Die Autobranche steht vor dem größten Wandel seit der industriellen Revolution. In Sachen Elektromobilität und Digitalisierung orientiert sich Volkswagen dabei am US-E-Auto-Pionier Tesla und hat ehrgeizige Ziele.
Die Automobilbranche befindet sich im Wandel und durchschreitet gerade zwei entscheidende Transformationsprozesse. Da wäre zum einen der Klimawandel und der damit verbundene Innovationsdruck zum emissionsfreien Fahren – aktuell scheint der Weg eindeutig in Richtung Elektromobilität zu gehen. Und zum anderen wäre da die Digitalisierung, die das Produkt Automobil grundlegend verändert. Experten sprechen sogar von einer Zeitenwende von der Dimension der industriellen Revolution. Die deutschen Automobilhersteller haben den Wandel zwar nicht verschlafen, doch sind Sie aktuell zumindest keine Vorreiter. Wer die Transformationsprozesse momentan allerdings recht gut zu meistern scheint, ist der Wolfsburger Volkswagenkonzern.
Für VW-Chef Herbert Diess gilt der amerikanische E-Auto-Pionier Tesla als Vorbild. In einem Interview nannte er Tesla jüngst den relevantesten Wettbewerber für Volkswagen. Für Diess geht es dabei nicht nur um den Antrieb. Seiner Meinung nach wird das Automobil in Zukunft das komplexeste, wertvollste und massentauglichste Internet-Device. Tesla hätte hier neue Maßstäbe gesetzt – ein Grund, warum Tesla an der Börse aktuell wie ein Tech-Unternehmen bewertet wird und Volkswagen eher wie ein herkömmliches Automobilunternehmen. Und Diess gab in dem Interview auch klar zu verstehen: „Genau da wollen wir auch hin“.
Der wichtigste Markt für Volkswagen ist und bleibt China. Das Autogeschäft im Reich der Mitte hat sich zuletzt allerdings deutlich abgekühlt. Volkswagen bekam dies zwar auch zu spüren, kam im Vergleich zu anderen Autobauern aber noch relativ gut weg. 2019 lieferte der VW-Konzern insgesamt 4,23 Millionen Autos in die Volksrepublik aus, was immerhin eine Steigerung gegenüber dem Vorjahr von 0,6 Prozent bedeutete. Das China-Geschäft war somit für fast 40 Prozent der weltweiten Verkäufe von VW verantwortlich. Und Volkswagen hat in China auch künftig hohe Ziele. Bis 2025 will der Konzern 1,5 Millionen Elektroautos pro Jahr allein in die Volksrepublik ausliefern. Die größte Herausforderung für die Automobilhersteller liegt darin, genügend Batteriesysteme für die Elektroantriebe zu bekommen. VW will in erster Linie eigene Bauteile in seinen Autos verbauen. In Braunschweig wurden daher bereits zwei Produktionslinien für eigene Batteriesysteme errichtet. Zudem soll mit dem schwedischen Partner Northvolt eine Zellfertigung in Salzgitter errichtet werden. Um die ehrgeizigen Ziele allerdings erreichen zu können, muss VW bei anderen Batterieherstellern zukaufen. VW steht aktuell in Verhandlungen mit dem chinesischen Hersteller Guoxuan.
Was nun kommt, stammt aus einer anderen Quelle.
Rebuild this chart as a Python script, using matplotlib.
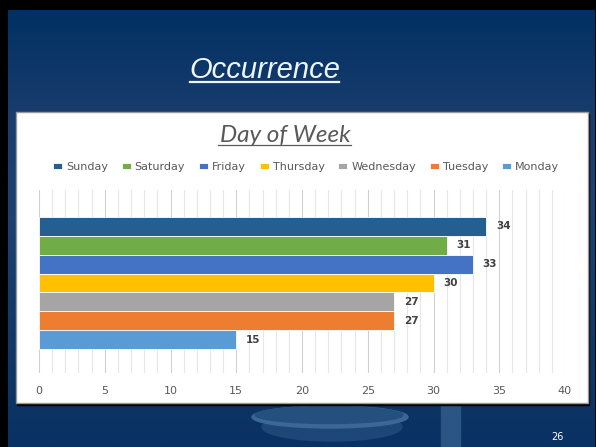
import numpy as np
import matplotlib.pyplot as plt
from matplotlib.patches import Rectangle, Ellipse
from matplotlib.colors import LinearSegmentedColormap
from matplotlib.lines import Line2D

# data
days = ["Sunday", "Saturday", "Friday", "Thursday", "Wednesday", "Tuesday", "Monday"]
counts = [34, 31, 33, 30, 27, 27, 15]
colors = ["#255E91", "#70AD47", "#4472C4", "#FFC000", "#A5A5A5", "#ED7D31", "#5B9BD5"]
x_ticks = [0, 5, 10, 15, 20, 25, 30, 35, 40]

W, H = 596, 447
fig = plt.figure(figsize=(W / 100, H / 100), dpi=100)

# background layer in pixel coordinates
bg = fig.add_axes([0, 0, 1, 1])
bg.set_xlim(0, W)
bg.set_ylim(H, 0)
bg.axis("off")
bg.add_patch(Rectangle((0, 0), W, H, color="black", zorder=0))

grad = LinearSegmentedColormap.from_list(
    "slide", [(0, "#013063"), (0.25, "#1a3d6d"), (0.45, "#1d4172"),
              (0.85, "#0e3666"), (1, "#0a3163")])
g = np.linspace(0, 1, 256).reshape(-1, 1)
bg.imshow(g, cmap=grad, extent=[8, 595, H, 10], aspect="auto", zorder=1)

# decorative dish and column under the chart box
bg.add_patch(Ellipse((332, 427), 140, 28, color="#1d4777", zorder=2))
bg.add_patch(Ellipse((330, 417), 156, 22, color="#3b6897", zorder=2))
bg.add_patch(Ellipse((329, 415), 148, 17, color="#24507f", zorder=2))
bg.add_patch(Rectangle((441, 403), 19, 44, color="#2b5585", zorder=2))

# slide title with underline
bg.text(265, 78, "Occurrence", fontsize=21, style="italic", color="#eef6ff",
        family="Liberation Sans", ha="center", va="baseline", zorder=3)
bg.add_line(Line2D([190, 339], [81.5, 81.5], color="#eef6ff", lw=1.6, zorder=3))

# chart box with shadow
bg.add_patch(Rectangle((17, 114), 572, 291, color="black", zorder=3))
bg.add_patch(Rectangle((16, 112), 572, 291, facecolor="white",
                       edgecolor="#9a9a9a", lw=1, zorder=4))

# chart title
bg.text(285, 142, "Day of Week", fontsize=17.5, style="italic", color="#595959",
        family="Lato", ha="center", va="baseline", zorder=5)
bg.add_line(Line2D([218, 351], [144.5, 144.5], color="#595959", lw=0.9, zorder=5))

bg.text(557, 440, "26", fontsize=7, color="white", ha="center", va="baseline", zorder=5)

# the bar chart
ax = fig.add_axes([39 / W, 1 - 373 / H, (565 - 39) / W, (373 - 190) / H], zorder=6)
ax.patch.set_alpha(0)
for i, (day, val, col) in enumerate(zip(days, counts, colors)):
    ax.barh(i, val, height=1.0, color=col, edgecolor="white", linewidth=0.6,
            label=day, zorder=3)
    ax.annotate(str(val), (val, i), xytext=(7, 0), textcoords="offset points",
                va="center", ha="left", fontsize=7.5, fontweight="bold",
                color="#404040")

ax.set_xlim(0, 40)
ax.set_ylim(7.77, -1.93)
ax.set_xticks(x_ticks)
ax.set_xticks(np.arange(0, 41, 1), minor=True)
ax.set_yticks([])
ax.grid(axis="x", which="major", color="#d0d0d0", lw=0.8, zorder=0)
ax.grid(axis="x", which="minor", color="#e6e6e6", lw=0.8, zorder=0)
ax.tick_params(axis="x", which="both", length=0, pad=9, labelsize=8, labelcolor="#595959")
for s in ax.spines.values():
    s.set_visible(False)

fig.legend(loc="center", bbox_to_anchor=(306 / W, 1 - 167 / H), ncol=7, frameon=False,
           handlelength=0.8, handleheight=0.45, handletextpad=0.35, columnspacing=1.25,
           fontsize=8, labelcolor="#595959")

fig.savefig("out.png", dpi=100)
Schafft es Volkswagen, seine ehrgeizigen Ziele in der Elektromobilität und der Digitalisierung zu erreichen, könnte der Konzern künftig deutlich höher bewertet werden. Der Markt scheint hier bereits erste Vorschusslorbeeren verteilt zu haben – die VW-Aktie hat sich zuletzt deutlich besser entwickelt als beispielsweise die Papiere von BMW und Daimler. Vor einigen Wochen hat die Aktie wieder fahrt aufgenommen und kletterte erstmals seit fast zwei Jahren wieder über die Marke von 180 Euro. Charttechnisch von größerer Bedeutung ist allerdings das Hoch vom 23. Januar 2018 bei 192,46 Euro, das zugleich ein 4-Jahres-Hoch markiert. Kann die Aktie das Hoch herausnehmen, wäre die mehr als zweijährige Seitwärtsbewegung wohl beendet. Bis zum Rekordhoch aus dem Jahr 2015 bei 262,45 Euro würde sich dann nur noch das Zwischenhoch vom 2. Januar 2014 bei 205,00 Euro in den Weg stellen. Auf der Unterseite sollten das Zwischenhoch vom April 2019 bei 163,98 Euro sowie der 200-Tage-Durchschnitt bei 158,83 Euro für ausreichend Halt sorgen.